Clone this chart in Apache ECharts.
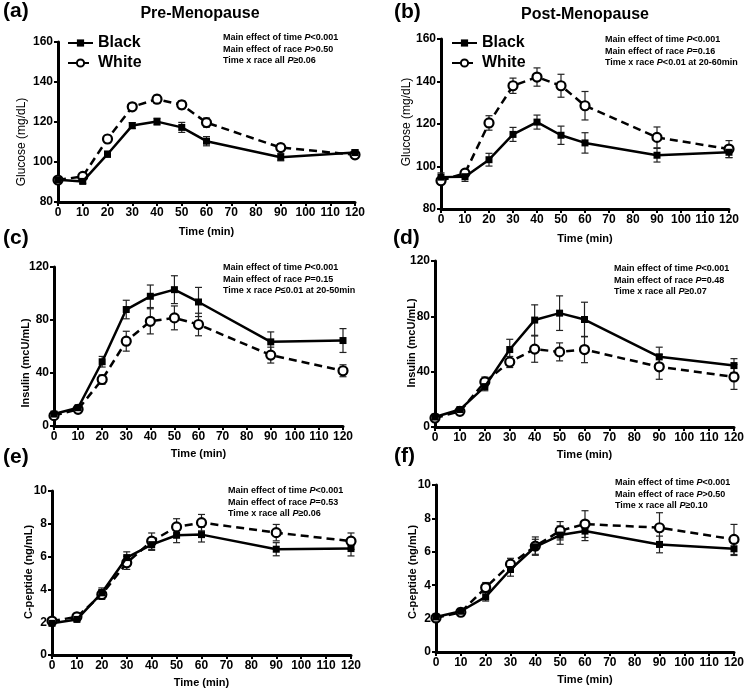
<!DOCTYPE html>
<html>
<head>
<meta charset="utf-8">
<script src="https://cdn.jsdelivr.net/npm/echarts@6/dist/echarts.min.js"></script>
<style>html,body{margin:0;padding:0;background:#fff;}#c{width:747px;height:689px;}</style>
</head>
<body>
<div id="c"></div>
<script>
// ---- data ----
const times = [0, 10, 20, 30, 40, 50, 60, 90, 120];
const xTicks = [0, 10, 20, 30, 40, 50, 60, 70, 80, 90, 100, 110, 120];

const glucosePreBlack   = [91.1, 90.3, 103.9, 118.2, 120.2, 117.3, 110.4, 102.4, 104.7];
const glucosePreBlackSE = [1.0, 1.0, 1.5, 1.5, 1.7, 2.5, 2.3, 1.8, 1.5];
const glucosePreWhite   = [91.0, 92.8, 111.5, 127.6, 131.4, 128.6, 119.7, 107.2, 103.6];
const glucosePreWhiteSE = [1.0, 1.2, 1.8, 1.7, 2.0, 2.0, 2.3, 2.0, 1.5];

const glucosePostBlack   = [95.0, 95.2, 103.2, 115.1, 120.9, 114.7, 111.1, 105.3, 106.7];
const glucosePostBlackSE = [2.0, 2.2, 3.0, 3.3, 3.3, 4.3, 4.8, 3.2, 2.5];
const glucosePostWhite   = [93.3, 96.9, 120.5, 138.0, 142.1, 138.0, 128.6, 113.7, 108.2];
const glucosePostWhiteSE = [1.5, 1.5, 3.4, 3.6, 4.3, 5.4, 6.7, 4.9, 4.0];

const insulinPreBlack   = [9.0, 13.8, 48.5, 87.9, 97.9, 102.9, 93.6, 63.5, 64.5];
const insulinPreBlackSE = [1.0, 1.0, 4.0, 7.0, 8.5, 10.5, 11.0, 7.5, 9.0];
const insulinPreWhite   = [7.8, 12.6, 35.1, 64.0, 79.0, 81.6, 76.6, 53.5, 41.7];
const insulinPreWhiteSE = [1.0, 1.0, 3.5, 7.5, 9.5, 9.0, 8.5, 6.0, 4.5];

const insulinPostBlack   = [7.2, 12.6, 29.2, 56.0, 77.3, 82.3, 77.7, 50.7, 44.4];
const insulinPostBlackSE = [1.0, 1.0, 3.0, 7.4, 11.0, 12.5, 12.5, 7.0, 5.0];
const insulinPostWhite   = [6.5, 11.3, 32.6, 47.0, 56.3, 54.3, 56.0, 43.5, 36.2];
const insulinPostWhiteSE = [1.0, 1.0, 3.5, 4.0, 9.5, 6.5, 9.5, 9.0, 9.0];

const cpepPreBlack   = [1.93, 2.17, 3.79, 5.94, 6.73, 7.30, 7.34, 6.45, 6.49];
const cpepPreBlackSE = [0.10, 0.10, 0.30, 0.35, 0.35, 0.45, 0.45, 0.40, 0.45];
const cpepPreWhite   = [2.07, 2.33, 3.69, 5.62, 6.94, 7.81, 8.07, 7.46, 6.94];
const cpepPreWhiteSE = [0.10, 0.10, 0.30, 0.40, 0.50, 0.50, 0.50, 0.50, 0.50];

const cpepPostBlack   = [2.10, 2.44, 3.30, 4.94, 6.30, 7.00, 7.24, 6.44, 6.18];
const cpepPostBlackSE = [0.10, 0.12, 0.25, 0.40, 0.45, 0.55, 0.57, 0.50, 0.40];
const cpepPostWhite   = [2.04, 2.38, 3.86, 5.26, 6.34, 7.26, 7.66, 7.44, 6.74];
const cpepPostWhiteSE = [0.10, 0.10, 0.30, 0.35, 0.55, 0.55, 0.80, 0.90, 0.90];

const panelLabels = ['(a)', '(b)', '(c)', '(d)', '(e)', '(f)'];
const columnTitles = ['Pre-Menopause', 'Post-Menopause'];
const yTitles = ['Glucose (mg/dL)', 'Glucose (mg/dL)', 'Insulin (mcU/mL)', 'Insulin (mcU/mL)', 'C-peptide (ng/mL)', 'C-peptide (ng/mL)'];
const xTitle = 'Time (min)';
const seriesNames = ['Black', 'White'];
const statTexts = [
  [['Main effect of time ', 'P', '<0.001'], ['Main effect of race ', 'P', '>0.50'], ['Time x race all ', 'P', '\u22650.06']],
  [['Main effect of time ', 'P', '<0.001'], ['Main effect of race ', 'P', '=0.16'], ['Time x race ', 'P', '<0.01 at 20-60min']],
  [['Main effect of time ', 'P', '<0.001'], ['Main effect of race ', 'P', '=0.15'], ['Time x race ', 'P', '\u22640.01 at 20-50min']],
  [['Main effect of time ', 'P', '<0.001'], ['Main effect of race ', 'P', '=0.48'], ['Time x race all ', 'P', '\u22650.07']],
  [['Main effect of time ', 'P', '<0.001'], ['Main effect of race ', 'P', '=0.53'], ['Time x race all ', 'P', '\u22650.06']],
  [['Main effect of time ', 'P', '<0.001'], ['Main effect of race ', 'P', '>0.50'], ['Time x race all ', 'P', '\u22650.10']]
];

const panelData = [
  {black: glucosePreBlack, blackSE: glucosePreBlackSE, white: glucosePreWhite, whiteSE: glucosePreWhiteSE},
  {black: glucosePostBlack, blackSE: glucosePostBlackSE, white: glucosePostWhite, whiteSE: glucosePostWhiteSE},
  {black: insulinPreBlack, blackSE: insulinPreBlackSE, white: insulinPreWhite, whiteSE: insulinPreWhiteSE},
  {black: insulinPostBlack, blackSE: insulinPostBlackSE, white: insulinPostWhite, whiteSE: insulinPostWhiteSE},
  {black: cpepPreBlack, blackSE: cpepPreBlackSE, white: cpepPreWhite, whiteSE: cpepPreWhiteSE},
  {black: cpepPostBlack, blackSE: cpepPostBlackSE, white: cpepPostWhite, whiteSE: cpepPostWhiteSE}
];
const yScales = [
  {min: 80, max: 160, interval: 20},
  {min: 80, max: 160, interval: 20},
  {min: 0, max: 120, interval: 40},
  {min: 0, max: 120, interval: 40},
  {min: 0, max: 10, interval: 2},
  {min: 0, max: 10, interval: 2}
];

// ---- layout ----
const FONT = '"Liberation Sans", Arial, sans-serif';
const grids = [
  {left: 58, top: 42, width: 297, height: 160},
  {left: 441, top: 39, width: 288, height: 170},
  {left: 54, top: 267, width: 289, height: 159},
  {left: 435, top: 261, width: 301, height: 166},
  {left: 52, top: 491, width: 299, height: 164},
  {left: 436, top: 485, width: 300, height: 167}
];
const labelPos = [[3, 11], [394, 12], [3, 238], [393, 238], [3, 457], [394, 456]];
const titlePos = [[200, 14], [585, 15]];
const yTitlePos = [[22, 142], [407, 122], [26, 363], [412, 343], [29, 572], [413, 572]];
const statPos = [[223, 32], [605, 34], [223, 262], [614, 263], [228, 485], [615, 477]];

const xAxes = [], yAxes = [], series = [], graphics = [];

function errRender(params, api) {
  const x = api.value(0);
  const top = api.coord([x, api.value(2)]);
  const bot = api.coord([x, api.value(1)]);
  const cap = 3.5;
  const st = {stroke: '#222', lineWidth: 1.2};
  return {type: 'group', children: [
    {type: 'line', shape: {x1: top[0], y1: top[1], x2: bot[0], y2: bot[1]}, style: st},
    {type: 'line', shape: {x1: top[0] - cap, y1: top[1], x2: top[0] + cap, y2: top[1]}, style: st},
    {type: 'line', shape: {x1: bot[0] - cap, y1: bot[1], x2: bot[0] + cap, y2: bot[1]}, style: st}
  ]};
}

grids.forEach((g, i) => {
  xAxes.push({
    type: 'value', gridIndex: i, min: xTicks[0], max: xTicks[xTicks.length - 1], interval: xTicks[1] - xTicks[0],
    name: xTitle, nameLocation: 'middle', nameGap: (i < 2 ? 24 : 22),
    nameTextStyle: {fontFamily: FONT, fontWeight: 'bold', fontSize: 11, color: '#000'},
    axisLine: {onZero: false, lineStyle: {color: '#000', width: 3}},
    axisTick: {show: true, length: 4, lineStyle: {color: '#000', width: 2}},
    axisLabel: {margin: 5, fontFamily: FONT, fontWeight: 'bold', fontSize: 12, color: '#000', hideOverlap: false},
    splitLine: {show: false}
  });
  const ys = yScales[i];
  yAxes.push({
    type: 'value', gridIndex: i, min: ys.min, max: ys.max, interval: ys.interval,
    axisLine: {show: true, onZero: false, lineStyle: {color: '#000', width: 3}},
    axisTick: {show: true, length: 4, lineStyle: {color: '#000', width: 2}},
    axisLabel: {margin: 5, fontFamily: FONT, fontWeight: 'bold', fontSize: 12, color: '#000'},
    splitLine: {show: false}
  });
  const d = panelData[i];
  const mk = (vals, se) => times.map((t, k) => [t, vals[k] - se[k], vals[k] + se[k]]);
  series.push({
    type: 'custom', xAxisIndex: i, yAxisIndex: i, renderItem: errRender,
    data: mk(d.white, d.whiteSE), encode: {x: 0, y: [1, 2]}, z: 1, silent: true
  });
  series.push({
    type: 'custom', xAxisIndex: i, yAxisIndex: i, renderItem: errRender,
    data: mk(d.black, d.blackSE), encode: {x: 0, y: [1, 2]}, z: 1, silent: true
  });
  series.push({
    name: seriesNames[1], type: 'line', xAxisIndex: i, yAxisIndex: i,
    data: times.map((t, k) => [t, d.white[k]]),
    symbol: 'circle', symbolSize: 9, clip: false,
    lineStyle: {color: '#000', width: 2.5, type: [8, 5]},
    itemStyle: {color: '#fff', borderColor: '#000', borderWidth: 2.2},
    z: 3, animation: false
  });
  series.push({
    name: seriesNames[0], type: 'line', xAxisIndex: i, yAxisIndex: i,
    data: times.map((t, k) => [t, d.black[k]]),
    symbol: 'rect', symbolSize: 7, clip: false,
    lineStyle: {color: '#000', width: 2.5},
    itemStyle: {color: '#000', borderColor: '#000', borderWidth: 0},
    z: 4, animation: false
  });

  graphics.push({type: 'text', x: labelPos[i][0], y: labelPos[i][1],
    style: {text: panelLabels[i], font: 'bold 21px ' + FONT, fill: '#000', textAlign: 'left', textVerticalAlign: 'middle'}});
  graphics.push({type: 'text', x: yTitlePos[i][0], y: yTitlePos[i][1], rotation: Math.PI / 2,
    style: {text: yTitles[i], font: (i < 2 ? 'normal 12px ' : 'bold 11px ') + FONT, fill: '#000', textAlign: 'center', textVerticalAlign: 'middle'}});
  const lines = statTexts[i].map(p => '{n|' + p[0] + '}{i|' + p[1] + '}{n|' + p[2] + '}').join('\n');
  graphics.push({type: 'text', x: statPos[i][0], y: statPos[i][1],
    style: {text: lines, textAlign: 'left', textVerticalAlign: 'top', fill: '#000',
      rich: {
        n: {fontFamily: FONT, fontWeight: 'bold', fontSize: 9, lineHeight: 11.5, fill: '#000'},
        i: {fontFamily: FONT, fontWeight: 'bold', fontStyle: 'italic', fontSize: 9, lineHeight: 11.5, fill: '#000'}
      }}});
});
columnTitles.forEach((t, j) => {
  graphics.push({type: 'text', x: titlePos[j][0], y: titlePos[j][1],
    style: {text: t, font: 'bold 16px ' + FONT, fill: '#000', textAlign: 'center', textVerticalAlign: 'middle'}});
});

const legendCommon = {
  data: seriesNames, orient: 'vertical', itemWidth: 25, itemHeight: 9, itemGap: 4, selectedMode: false,
  textStyle: {fontFamily: FONT, fontWeight: 'bold', fontSize: 16, color: '#000'}
};

const chart = echarts.init(document.getElementById('c'), null, {renderer: 'canvas'});
chart.setOption({
  animation: false,
  backgroundColor: '#fff',
  grid: grids,
  xAxis: xAxes,
  yAxis: yAxes,
  legend: [
    Object.assign({left: 62, top: 30}, legendCommon),
    Object.assign({left: 446, top: 30}, legendCommon)
  ],
  series: series,
  graphic: graphics
});
</script>
</body>
</html>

▸ **Instruction**:
From the first line above down to the line with "100, 110, 120];", reproduce every line and no others, omitting pictures.

▸ **Answer**:
Clone this chart in Apache ECharts.
<!DOCTYPE html>
<html>
<head>
<meta charset="utf-8">
<script src="https://cdn.jsdelivr.net/npm/echarts@6/dist/echarts.min.js"></script>
<style>html,body{margin:0;padding:0;background:#fff;}#c{width:747px;height:689px;}</style>
</head>
<body>
<div id="c"></div>
<script>
// ---- data ----
const times = [0, 10, 20, 30, 40, 50, 60, 90, 120];
const xTicks = [0, 10, 20, 30, 40, 50, 60, 70, 80, 90, 100, 110, 120];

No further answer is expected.